During my third period class Wednesday the internship supervisor from Notre Dame dropped by. She talked to me in the hall for twenty minutes about behavioral management. She asked if the current class was "the bad" class.
I said "We don't have any "bad" classes. Our 8am class is quite difficult to manage, however." I took her over to the Social Studies room, where our 8am students were currently housed. "THIS is the difficult class."
There was a water bottle fight in the classroom. Chanika had her shirt off and was covering her bra with a hoody jacket clutched to her chest. She was completely wet and laughing. Ten students were involved, dumping three-litre bottles of water on each other. A B-1 bomber paper airplane made from chart paper floated from the room. Montrise and three other students followed it, trying to down it with sunflower seeds, making anti-aircraft battery noises. Someone hit it with a water bottle and it collapsed like a pteradactyl into a tar pit. Miss R. was sucking her asthma inhaler, heaving and hoarse from attempts to shout down the chaos. Mr. M was seated, his prayerful hands clapsed to his chest, like Christ in Gethsemene. An AP in the hall tried to reign in the growing anarchy with a whistle and threats to summon the police. Students from the science and math classes spilled out of their rooms and began throwing airplanes, seeds, gum, beads from plastic bracelets, horseshoes, Molotov cocktails. Muffin was doing triple axels in the spilled water while reciting Eliot's Prufrock.
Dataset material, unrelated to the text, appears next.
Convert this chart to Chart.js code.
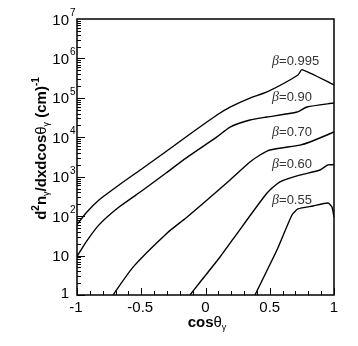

The internship supervisor was mortified. She hid behind me. "I think I have some articles about classroom management. I'll email them to you," she said, and hightailed it to the nearest exit stairwell. Of course she chose the one frequented by the fellatrices and their clients.
Lukie and I have all the classroom management articles we need. That group simply defies any known strategies or techniques. That's what makes them so damnably entertaining.